The Million Dollar Wound
Updated: Apr 11, 2018
WWII was over early for Orville Fleming but he didn’t know it at the time. He enlisted in the Army in 1944 in San Francisco, CA. Jobs were scarce and he intended on making the Army his career. He was sent to Ft. Ord, CA. for sixteen weeks of basic/infantry training. During his training period, the Battle of the Bulge broke out in Europe and the training was reduced to thirteen weeks.
Instead of heading to the east coast and Europe, he was heading west to Honolulu for an assignment in the Pacific theatre. He remained in Honolulu for “one or two months” and finally received his assignment. He was assigned to the 77th Infantry and would be going to an island called Okinawa in early 1945. The 77th made 15 landings on Okinawa and Orville said the battle had “been going on a while” so his company landed on the beach with little enemy resistance and made their way inland.
Orville was the 2nd Machine Gunner. He said all that meant was that he had to “carry the machine gun and it was very heavy!” His company moved up to the front lines the very next night after landing. They were ordered to “take a hill occupied by the Japanese”. The Americans were on one side of the hill and the Japanese on the other. His officer told him to “go back and carry as many hand grenades as you can” so private Fleming took off on the double. As he was returning with his arms loaded with grenades, he saw a Japanese hand grenade coming over the hill right towards him. It exploded and he received shrapnel wounds to his arms and legs and was sent back to a hospital in Guam to recover.
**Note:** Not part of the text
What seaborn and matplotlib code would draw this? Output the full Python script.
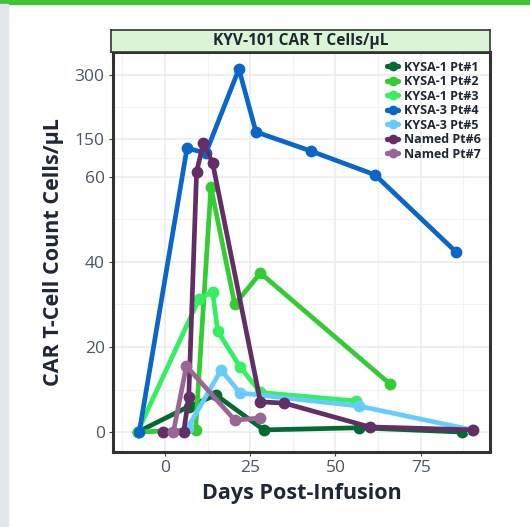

Once Orville recovered, he was ordered to return to his unit on Okinawa. However, he was on his way on an LST (or Landing Ship, Tank) when they received news that the atomic bomb had been dropped on Hiroshima. For Orville, he had received a “million dollar wound” which quite likely saved his life. His combat days were over. After helping to secure Okinawa, the 77th Infantry moved on to Cebu in the Philippines and prepared for the planned invasion of Japan. Thankfully, the peace treaty was signed on deck of the USS Missouri in Tokyo Harbor on September 2, 1945. Orville received a purple heart, a bronze star and other medals for his service.
After being in occupied Japan, Orville reenlisted in the Army Air Corps and was sent to Camp Shanks in New York, boarded a troop ship for Le Havre, France to a so called “Cigarette Base” so named after American cigarettes such as Camel, Lucky Strike, Pall Mall, etc. He spent time in Austria & Germany. He left the then Air Force in 1949 but re-enlisted after only three months as a civilian. He was stationed at Carswell AFB in Ft. Worth until 1953 when he was sent to Osan, Korea about one month before the war was over. He got out again in 1954 but reenlisted after 11 months. He finally retired in 1966 after “getting his 20 years in”. Orville was married three times and had one daughter, Karen. He moved to “the farm” in Ropesville, TX in 1985. He did air conditioning work for many years. Orville, now 88 years old, went on the 2013 Texas South Plains Honor Flight.